= Zoran Radojičić (Serbian politician, born 1975) =

Serbian politician

Zoran Radojičić (Зоран Радојичић; born 1975) is a politician in Serbia. He was a member of the National Assembly of Serbia from 2016 to 2020, initially as a member of the right-wing Dveri party and subsequently as an independent.

==Early life and career==
Radojičić was born in the Belgrade municipality of Obrenovac, in what was then the Socialist Republic of Serbia in the Socialist Federal Republic of Yugoslavia. He continues to reside in the municipality and works as a mechanical technician in private life.

==Politician==
Prior to his expulsion, Radojičić was a member of Dveri's presidency and represented the party at international events. He was an international observer for the controversial 2014 referendum on the status of Crimea, which he described as well-organized and free of coercion. He took part in a Dveri delegation to the disputed Republic of Crimea the following year; Ukraine, which considers Crimea to be under its jurisdiction, responded by initiating criminal proceedings against Radojičić and the other delegates.

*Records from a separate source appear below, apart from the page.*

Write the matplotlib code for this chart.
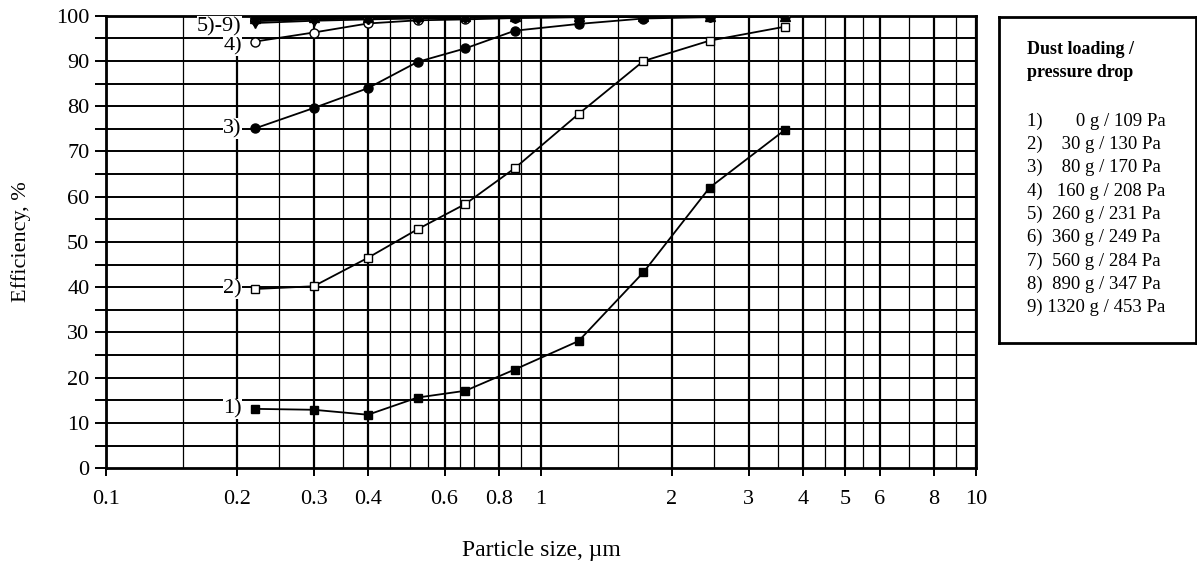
import matplotlib
matplotlib.use("Agg")
import matplotlib.pyplot as plt
from matplotlib.ticker import FixedLocator, NullFormatter

plt.rcParams['font.family'] = ['Liberation Serif', 'DejaVu Serif']

# particle size channels, um
sizes = [0.22, 0.30, 0.40, 0.52, 0.67, 0.87, 1.22, 1.72, 2.44, 3.64]

# fractional efficiency, % for each dust loading
eff_1 = [13.1, 12.9, 11.8, 15.6, 17.1, 21.8, 28.1, 43.3, 62.0, 74.8]
eff_2 = [39.6, 40.2, 46.5, 52.8, 58.4, 66.3, 78.3, 90.0, 94.5, 97.6]
eff_3 = [75.1, 79.6, 84.0, 89.8, 92.8, 96.7, 98.2, 99.4, 99.7, 99.9]
eff_4 = [94.3, 96.3, 98.3, 99.0, 99.2, 99.5, 99.7, 99.8, 99.9, 99.9]
eff_5 = [98.4, 98.9, 99.2, 99.4, 99.5, 99.6, 99.7, 99.8, 99.8, 99.9]
eff_6 = [98.8, 99.2, 99.4, 99.6, 99.7, 99.8, 99.8, 99.9, 99.9, 99.9]
eff_7 = [99.1, 99.4, 99.6, 99.7, 99.8, 99.9, 99.9, 99.9, 100.0, 100.0]
eff_8 = [99.3, 99.6, 99.7, 99.8, 99.9, 99.9, 100.0, 100.0, 100.0, 100.0]
eff_9 = [99.5, 99.7, 99.8, 99.9, 99.9, 100.0, 100.0, 100.0, 100.0, 100.0]

legend_title = ["Dust loading /", "pressure drop"]
legend_rows = ["1)       0 g / 109 Pa", "2)    30 g / 130 Pa", "3)    80 g / 170 Pa",
               "4)   160 g / 208 Pa", "5)  260 g / 231 Pa", "6)  360 g / 249 Pa",
               "7)  560 g / 284 Pa", "8)  890 g / 347 Pa", "9) 1320 g / 453 Pa"]

major_x = [0.1, 0.2, 0.3, 0.4, 0.6, 0.8, 1, 2, 3, 4, 5, 6, 8, 10]
major_lbl = ["0.1", "0.2", "0.3", "0.4", "0.6", "0.8", "1", "2", "3", "4", "5", "6", "8", "10"]
minor_x = [0.15, 0.25, 0.35, 0.45, 0.5, 0.55, 0.65, 0.7, 0.9,
           1.5, 2.5, 3.5, 4.5, 5.5, 7, 9]

fig = plt.figure(figsize=(11.97, 5.64), dpi=100)
ax = fig.add_axes([0.0886, 0.170, 0.7268, 0.802])

ax.set_xscale('log')
ax.set_xlim(0.1, 10)
ax.set_ylim(0, 100)

# grid
for v in minor_x:
    ax.axvline(v, color='black', lw=0.9, zorder=1)
for v in major_x:
    ax.axvline(v, color='black', lw=1.6, zorder=1)
for v in range(5, 100, 5):
    ax.axhline(v, color='black', lw=1.4, zorder=1)

ax.xaxis.set_major_locator(FixedLocator(major_x))
ax.set_xticklabels(major_lbl)
ax.xaxis.set_minor_locator(FixedLocator([]))
ax.xaxis.set_minor_formatter(NullFormatter())
ax.set_yticks(range(0, 101, 10))
ax.yaxis.set_minor_locator(FixedLocator(range(5, 100, 10)))
ax.tick_params(axis='both', which='both', direction='out', width=1.4, labelsize=16)
ax.tick_params(axis='x', which='major', length=6, pad=10)
ax.tick_params(axis='y', which='both', length=8, pad=4)
for s in ax.spines.values():
    s.set_linewidth(2)

series = [
    (eff_1, dict(marker='s', mfc='black', ms=6)),
    (eff_2, dict(marker='s', mfc='white', ms=6)),
    (eff_3, dict(marker='o', mfc='black', ms=6.5)),
    (eff_4, dict(marker='o', mfc='white', ms=6.5)),
    (eff_5, dict(marker='v', mfc='white', ms=6.5)),
    (eff_6, dict(marker='D', mfc='black', ms=5.5)),
    (eff_7, dict(marker='D', mfc='white', ms=5.5)),
    (eff_8, dict(marker='v', mfc='black', ms=6.5)),
    (eff_9, dict(marker='^', mfc='black', ms=6.5)),
]
for vals, st in series:
    ax.plot(sizes, vals, color='black', lw=1.3, mec='black', mew=1.0, zorder=3, **st)

# curve labels
box = dict(facecolor='white', edgecolor='none', pad=0.5)
for lbl, yv in [("1)", eff_1[0]), ("2)", eff_2[0]), ("3)", eff_3[0]),
                ("4)", 93.4), ("5)-9)", 97.6)]:
    ax.annotate(lbl, (sizes[0], yv), xytext=(-9.5, 0), textcoords='offset points',
                ha='right', va='center', fontsize=16, bbox=box, zorder=4)

ax.set_xlabel("Particle size, µm", fontsize=17, labelpad=22)
ax.set_ylabel("Efficiency, %", fontsize=16, labelpad=18)

# legend box
lax = fig.add_axes([0.8345, 0.392, 0.165, 0.578])
lax.set_xticks([])
lax.set_yticks([])
lax.set_xlim(0, 1)
lax.set_ylim(0, 1)
for s in lax.spines.values():
    s.set_linewidth(2)
for i, line in enumerate(legend_title):
    lax.text(0.14, 0.899 - i * 0.071, line, fontsize=13, fontweight='bold',
             va='center', ha='left')
for i, row in enumerate(legend_rows):
    lax.text(0.14, 0.681 - i * 0.0716, row, fontsize=13.5, va='center', ha='left')

fig.savefig("out.png", dpi=100)
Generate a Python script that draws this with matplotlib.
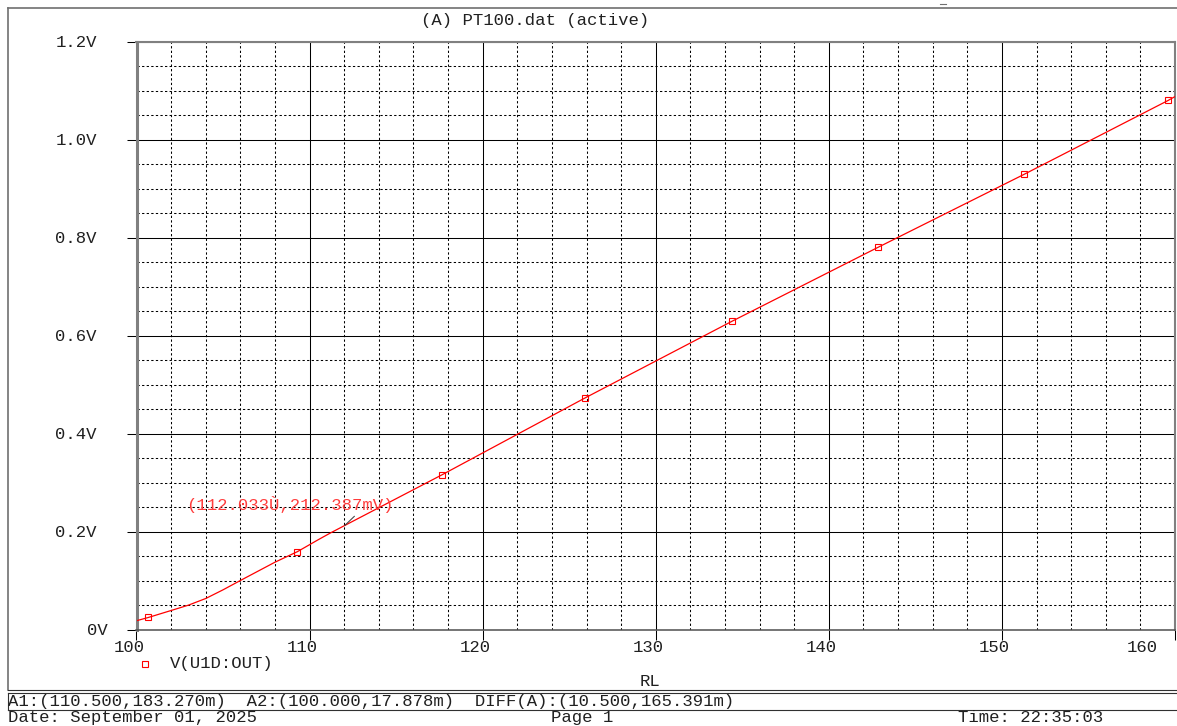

Radojičić received the eighth position on Dveri's electoral list in the 2012 Serbian parliamentary election. The list did not cross the electoral threshold to win representation in the assembly. He received the ninth position on a combined Dveri–Democratic Party of Serbia list in the 2016 election and was elected when the list won thirteen mandates. The election was won by the Serbian Progressive Party and its allies, and the Dveri members served in opposition.

During his time in parliament, Radojičić was a member of the defence and internal affairs committee; a deputy member of the committee on Kosovo and Metohija and the committee on spatial planning, transport, infrastructure, and telecommunications; a deputy member of a working group "for the collection of facts and evidence for the investigation of crimes committed against Serbs and other national communities" in Kosovo and Metohija; a member of Serbia's delegation to the Parliamentary Assembly of the Collective Security Treaty Organization (where Serbia has observer status); and a member of the parliamentary friendship groups with Belarus and Russia.

Radojičić was expelled from Dveri in early April 2019, on the charge that he had violated its policies by operating within a faction to take over the party. He was noted as a prominent ally of Srđan Nogo, who was also expelled from the party at around the same time.

Nogo and Radojičić both participated in the 2020 COVID-19 protests and riots in Serbia; these occurred against the backdrop of the 2020 parliamentary election, of which they supported a boycott. On 3 August 2020, when the new members of the Serbian Parliament were being sworn in,
Nogo and Radojičić (who no longer had parliamentary immunity) were arrested and charged with inciting sedition under article 309 of the Criminal Code of Serbia.